A claim was then filed on that grounds it was a breach of Article 3 and Article 8 for her to be removed to Greece, on that grounds that removal to Greece would result intense mental anguish and a real risk of suicide. In a lengthy written response to the UK government, it was submitted that where an Article 3 claim arises the Court was required to engage anxious scrutiny. Diplomatic assurances or findings of the European Court of Justice in KRS –v- United Kingdom no. 327 33/0 could not limit that obligation to conduct such rigorous scrutiny.
 
Further it was submitted the Applicant’s case was not that the minimum standards for reception of asylum seekers did not exist or because of the conditions in Greece for Asylum seekers in respect of housing and subsistence but that the minimum standards for reception of asylum seekers and conditions were not such as to address the risk of severe mental suffering. The Applicant relied on Ranien v Finland (1997 VIII).
 
On the issue of Article 8, the court was invited to consider a number of factors and to draw its own conclusion on the medical evidence.

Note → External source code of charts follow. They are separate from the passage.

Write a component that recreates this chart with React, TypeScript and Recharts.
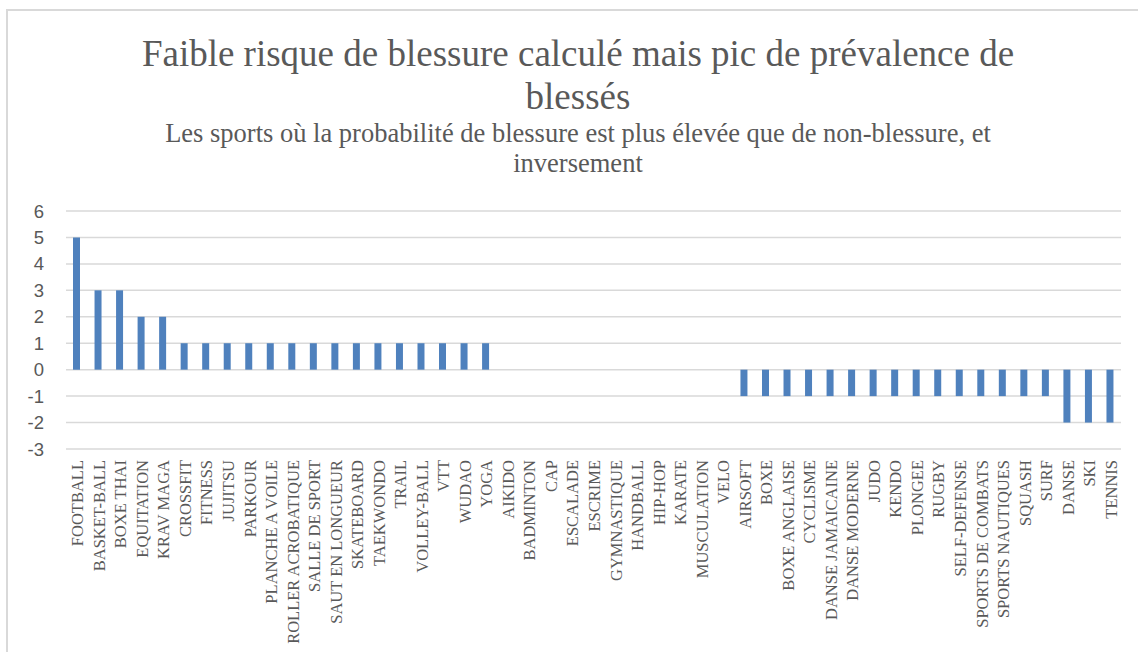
import { BarChart, Bar, XAxis, YAxis, CartesianGrid } from "recharts";

const sports = [
  "FOOTBALL", "BASKET-BALL", "BOXE THAI", "EQUITATION", "KRAV MAGA",
  "CROSSFIT", "FITNESS", "JUJITSU", "PARKOUR", "PLANCHE A VOILE",
  "ROLLER ACROBATIQUE", "SALLE DE SPORT", "SAUT EN LONGUEUR", "SKATEBOARD", "TAEKWONDO",
  "TRAIL", "VOLLEY-BALL", "VTT", "WUDAO", "YOGA",
  "AIKIDO", "BADMINTON", "CAP", "ESCALADE", "ESCRIME",
  "GYMNASTIQUE", "HANDBALL", "HIP-HOP", "KARATE", "MUSCULATION",
  "VELO", "AIRSOFT", "BOXE", "BOXE ANGLAISE", "CYCLISME",
  "DANSE JAMAICAINE", "DANSE MODERNE", "JUDO", "KENDO", "PLONGEE",
  "RUGBY", "SELF-DEFENSE", "SPORTS DE COMBATS", "SPORTS NAUTIQUES", "SQUASH",
  "SURF", "DANSE", "SKI", "TENNIS",
];

const ecart = [
  5, 3, 3, 2, 2,
  1, 1, 1, 1, 1,
  1, 1, 1, 1, 1,
  1, 1, 1, 1, 1,
  0, 0, 0, 0, 0,
  0, 0, 0, 0, 0,
  0, -1, -1, -1, -1,
  -1, -1, -1, -1, -1,
  -1, -1, -1, -1, -1,
  -1, -2, -2, -2,
];

const yTicks = [-3, -2, -1, 0, 1, 2, 3, 4, 5, 6];

const titleLines = ["Faible risque de blessure calculé mais pic de prévalence de", "blessés"];
const subtitleLines = [
  "Les sports où la probabilité de blessure est plus élevée que de non-blessure, et",
  "inversement",
];

const data = sports.map((name, i) => ({ name, value: ecart[i] }));

const GREY = "#595959";
const SERIF = "Liberation Serif, Times New Roman, serif";

// category labels: rotated, reading bottom-to-top, anchored just under the plot
const SportTick = (props: any) => {
  const { x, payload } = props;
  return (
    <text
      transform={`translate(${x + 6.5}, 460) rotate(-90)`}
      textAnchor="end"
      style={{ fontFamily: SERIF, fontSize: 16.5 }}
      fill={GREY}
    >
      {payload.value}
    </text>
  );
};

const ValueTick = (props: any) => {
  const { y, payload } = props;
  return (
    <text
      x={44}
      y={y}
      dy={6.5}
      textAnchor="end"
      style={{ fontFamily: "Liberation Sans, Arial, sans-serif", fontSize: 18.5 }}
      fill={GREY}
    >
      {payload.value}
    </text>
  );
};

export default function App() {
  return (
    <div
      style={{
        position: "absolute",
        left: 0,
        top: 0,
        width: 1138,
        height: 652,
        overflow: "hidden",
        background: "#ffffff",
      }}
    >
      <div
        style={{
          position: "absolute",
          left: 6,
          top: 9,
          width: 1200,
          height: 700,
          border: "2px solid #d9d9d9",
        }}
      />
      <svg
        width={1138}
        height={652}
        style={{ position: "absolute", left: 0, top: 0 }}
      >
        {titleLines.map((t, i) => (
          <text
            key={t}
            x={578}
            y={66 + i * 43}
            textAnchor="middle"
            style={{ fontFamily: SERIF, fontSize: 37 }}
            fill={GREY}
          >
            {t}
          </text>
        ))}
        {subtitleLines.map((t, i) => (
          <text
            key={t}
            x={578}
            y={142 + i * 30}
            textAnchor="middle"
            style={{ fontFamily: SERIF, fontSize: 26.5 }}
            fill={GREY}
          >
            {t}
          </text>
        ))}
      </svg>
      <div style={{ position: "absolute", left: 0, top: 0 }}>
        <BarChart
          width={1138}
          height={652}
          data={data}
          margin={{ top: 211, right: 17, left: 0, bottom: 3 }}
          barCategoryGap={0}
        >
          <CartesianGrid vertical={false} stroke="#d9d9d9" strokeWidth={1.5} />
          <XAxis
            dataKey="name"
            interval={0}
            height={200}
            axisLine={false}
            tickLine={false}
            tick={<SportTick />}
          />
          <YAxis
            width={66}
            domain={[-3, 6]}
            ticks={yTicks}
            interval={0}
            axisLine={false}
            tickLine={false}
            tick={<ValueTick />}
          />
          <Bar dataKey="value" fill="#4f81bd" barSize={7} isAnimationActive={false} />
        </BarChart>
      </div>
    </div>
  );
}
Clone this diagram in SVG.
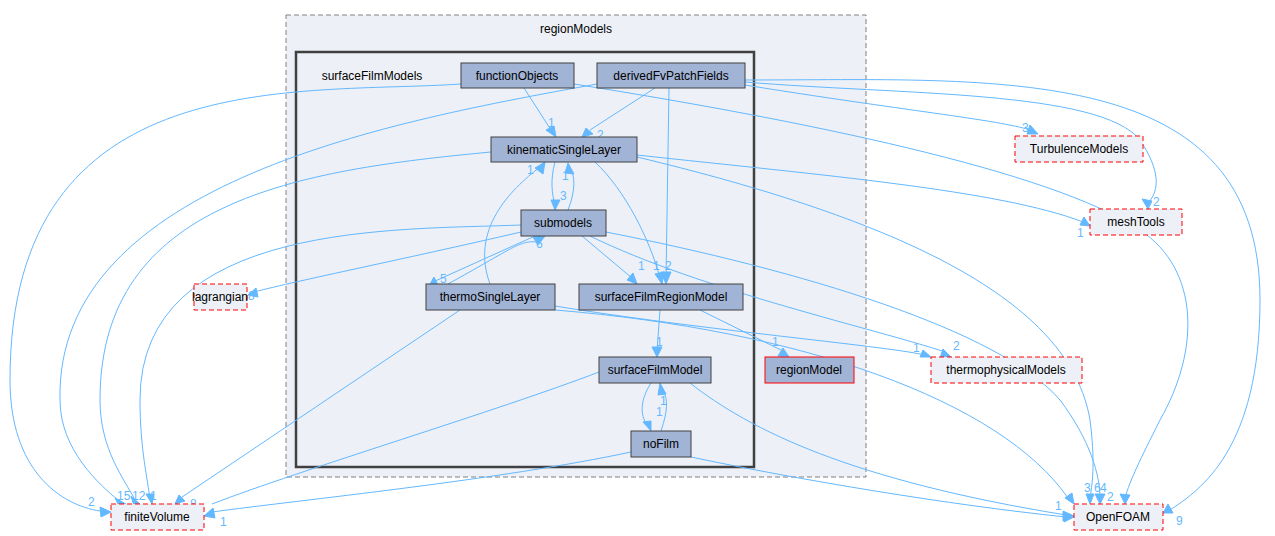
<svg xmlns="http://www.w3.org/2000/svg" width="1275" height="536" viewBox="0 0 1275 536">
<style>
text{font-family:"Liberation Sans",Arial,sans-serif;font-size:12px;fill:#000}
.n rect{fill:#a2b4d6;stroke:#404040;stroke-width:1}
.x rect{fill:#edf0f7;stroke:#ff0000;stroke-dasharray:5,3;stroke-width:1}
.e path{fill:none;stroke:#63b8ff;stroke-width:1}
.e polygon{fill:#63b8ff;stroke:#63b8ff}
.l text{fill:#63b8ff;font-size:12px}
</style>
<rect width="1275" height="536" fill="#fff"/>
<g id="regionModels"><rect x="286" y="15" width="580" height="462" fill="#edf0f7" stroke="#808080" stroke-dasharray="5,3"/><text x="576" y="33" text-anchor="middle">regionModels</text></g>
<g id="surfaceFilmModels"><rect x="296" y="52" width="458" height="415" fill="#edf0f7" stroke="#404040" stroke-width="2.5"/><text x="372" y="80" text-anchor="middle">surfaceFilmModels</text></g>
<g class="e" id="edges">
<path d="M461,84 C300,95 10,60 10,380 C10,470 60,505 100,511"/>
<path d="M597,84 C400,120 55,180 60,400 C60,450 100,485 118,500"/>
<path d="M491,152 C300,170 100,200 100,400 C100,450 125,480 135,500"/>
<path d="M521,225 C400,230 140,220 140,400 C140,450 148,480 150,500"/>
<path d="M460,310 L182,497"/>
<path d="M599,372 C500,410 300,470 212,504"/>
<path d="M631,452 C500,480 300,500 212,512"/>
<path d="M524,88 L551,130"/>
<path d="M655,88 L590,130"/>
<path d="M669,88 L666,278"/>
<path d="M574,84 C800,120 1050,170 1140,230 C1200,270 1200,350 1160,420 C1140,460 1130,480 1125,498"/>
<path d="M745,85 C900,110 1000,120 1030,130"/>
<path d="M745,82 C900,95 1100,90 1140,140 C1160,170 1160,190 1148,203"/>
<path d="M745,80 C1000,80 1260,60 1260,300 C1260,450 1200,490 1170,510"/>
<path d="M555,162 C550,180 552,195 555,204"/>
<path d="M568,210 C576,190 575,175 570,168"/>
<path d="M595,162 C625,190 650,240 660,278"/>
<path d="M637,155 C820,175 1000,190 1083,222"/>
<path d="M637,157 C900,220 1070,300 1090,420 C1095,460 1093,480 1090,498"/>
<path d="M582,236 L632,278"/>
<path d="M606,232 C800,270 1000,330 1060,400 C1090,440 1100,475 1100,498"/>
<path d="M590,236 C700,290 880,330 945,352"/>
<path d="M521,232 C400,260 300,280 254,292"/>
<path d="M535,236 L433,282"/>
<path d="M448,284 C510,250 520,240 536,242"/>
<path d="M490,284 C470,230 510,190 540,167"/>
<path d="M555,306 C700,330 880,345 925,355"/>
<path d="M555,310 C800,330 1000,400 1068,498"/>
<path d="M660,310 L657,351"/>
<path d="M700,310 L785,352"/>
<path d="M651,383 C640,400 640,415 647,425"/>
<path d="M661,431 C668,410 668,400 663,390"/>
<path d="M690,383 C750,430 850,480 1066,515"/>
<path d="M691,457 C800,480 950,505 1066,517"/>
<polygon points="111,512 100,507 101,517"/>
<polygon points="126,504 115,498 119,506"/>
<polygon points="140,504 131,496 134,506"/>
<polygon points="152,504 146,494 154,494"/>
<polygon points="175,504 179,495 185,501"/>
<polygon points="204,516 213,508 215,518"/>
<polygon points="556,137 546,130 554,126"/>
<polygon points="582,137 586,128 593,134"/>
<polygon points="666,284 661,272 671,272"/>
<polygon points="1125,504 1120,494 1130,495"/>
<polygon points="1038,134 1027,134 1030,125"/>
<polygon points="1148,209 1142,199 1152,201"/>
<polygon points="1163,513 1168,504 1173,513"/>
<polygon points="555,210 551,200 560,200"/>
<polygon points="568,163 574,174 565,173"/>
<polygon points="662,284 655,274 664,272"/>
<polygon points="1090,226 1080,225 1084,217"/>
<polygon points="1090,504 1086,494 1094,494"/>
<polygon points="637,284 627,280 633,273"/>
<polygon points="1100,504 1095,494 1105,494"/>
<polygon points="951,357 940,358 943,349"/>
<polygon points="248,295 256,288 258,297"/>
<polygon points="429,286 434,277 438,285"/>
<polygon points="545,236 538,245 533,237"/>
<polygon points="545,162 543,174 535,168"/>
<polygon points="931,357 920,357 923,350"/>
<polygon points="1074,504 1065,498 1072,493"/>
<polygon points="657,357 652,347 662,347"/>
<polygon points="789,357 778,356 783,348"/>
<polygon points="651,431 643,422 651,421"/>
<polygon points="660,383 666,394 658,395"/>
<polygon points="1074,516 1063,511 1063,521"/>
<polygon points="1074,517 1064,513 1064,522"/>
</g>
<g class="l">
<text x="88" y="506">2</text><text x="117" y="500">15</text><text x="132" y="500">12</text><text x="150" y="500">1</text>
<text x="190" y="508">8</text><text x="220" y="526">1</text>
<text x="548" y="127">1</text><text x="597" y="139">2</text><text x="638" y="270">1</text><text x="653" y="270">1</text><text x="665" y="270">2</text>
<text x="1022" y="132">3</text><text x="1153" y="206">2</text><text x="1176" y="525">9</text>
<text x="560" y="200">3</text><text x="562" y="180">1</text><text x="527" y="174">1</text>
<text x="1077" y="237">1</text><text x="1094" y="492">6</text><text x="1100" y="492">4</text><text x="1107" y="501">2</text>
<text x="953" y="350">2</text><text x="248" y="300">8</text><text x="440" y="283">5</text><text x="536" y="248">6</text>
<text x="913" y="352">1</text><text x="1084" y="492">3</text><text x="1055" y="510">1</text>
<text x="656" y="346">1</text><text x="772" y="346">1</text><text x="656" y="416">1</text><text x="660" y="405">1</text>
</g>
<g id="functionObjects" class="n"><rect x="461" y="63" width="113" height="25"/><text x="517" y="80" text-anchor="middle">functionObjects</text></g>
<g id="derivedFvPatchFields" class="n"><rect x="597" y="63" width="148" height="25"/><text x="671" y="80" text-anchor="middle">derivedFvPatchFields</text></g>
<g id="kinematicSingleLayer" class="n"><rect x="491" y="137" width="146" height="25"/><text x="564" y="154" text-anchor="middle">kinematicSingleLayer</text></g>
<g id="submodels" class="n"><rect x="521" y="210" width="85" height="26"/><text x="563" y="227" text-anchor="middle">submodels</text></g>
<g id="thermoSingleLayer" class="n"><rect x="426" y="284" width="129" height="26"/><text x="490" y="301" text-anchor="middle">thermoSingleLayer</text></g>
<g id="surfaceFilmRegionModel" class="n"><rect x="579" y="284" width="164" height="26"/><text x="661" y="301" text-anchor="middle">surfaceFilmRegionModel</text></g>
<g id="surfaceFilmModel" class="n"><rect x="599" y="357" width="112" height="26"/><text x="655" y="374" text-anchor="middle">surfaceFilmModel</text></g>
<g id="noFilm" class="n"><rect x="631" y="431" width="60" height="26"/><text x="661" y="448" text-anchor="middle">noFilm</text></g>
<g id="regionModel"><rect x="765" y="357" width="89" height="26" fill="#a2b4d6" stroke="#ff0000"/><text x="809" y="374" text-anchor="middle">regionModel</text></g>
<g id="TurbulenceModels" class="x"><rect x="1015" y="136" width="128" height="26"/><text x="1079" y="153" text-anchor="middle">TurbulenceModels</text></g>
<g id="meshTools" class="x"><rect x="1090" y="209" width="92" height="26"/><text x="1136" y="226" text-anchor="middle">meshTools</text></g>
<g id="lagrangian" class="x"><rect x="194" y="284" width="53" height="26"/><text x="220" y="301" text-anchor="middle">lagrangian</text></g>
<g id="thermophysicalModels" class="x"><rect x="931" y="357" width="151" height="26"/><text x="1006" y="374" text-anchor="middle">thermophysicalModels</text></g>
<g id="finiteVolume" class="x"><rect x="111" y="504" width="93" height="26"/><text x="157" y="521" text-anchor="middle">finiteVolume</text></g>
<g id="OpenFOAM" class="x"><rect x="1074" y="504" width="89" height="26"/><text x="1118" y="521" text-anchor="middle">OpenFOAM</text></g>
</svg>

A report from a psychotherapist was relied upon, which stated inter alia:
 
”As is her psychological need, MsXXX has been offered trauma focused psychological therapy from an experienced therapist with Cardiff traumatic stress service. There is a waiting list however and she would not be able to take treatment while she still may be sent back to Greece. We can not effectively treat her post traumatic stress disorder when there is a likelihood that the person will be sent back to that dangerous situation and be out at risk of further abuse.”
 
The Court was directed to the availability of an extensive support network and that the Applicant could now speak English (which meant she could more effectively access medical assistance in the UK). The court was asked to consider the Applicant’s child best interests and in particular that UK authorities had not given any consideration to his interests in seeking removal. The Applicant relied on Mehemi v France, Judgement 26th September 1997, Reports 1197-VI.
 
The Court was referred Article 36 United Nations convention on the Rights of the Child- ”children should be protected from any activities that could harm their development”. The Applicant relied on report from a NHS children’s centre;
 
”I would be terribly concerned for this boy’s safety and wellbeing should he have to leave the stability that he has now found.”
 
The Applicant and her son asked for damages in just satisfaction for stress and anxiety caused by the UK authorities delay in processing the asylum claim. After written representations were submitted and prior to a decision from the European Court of Human Rights, the Government agreed not to remove the Applicant and her son to Greece and to process the Applicant’s Asylum and Human Rights claim in the UK. The Applicant accepted.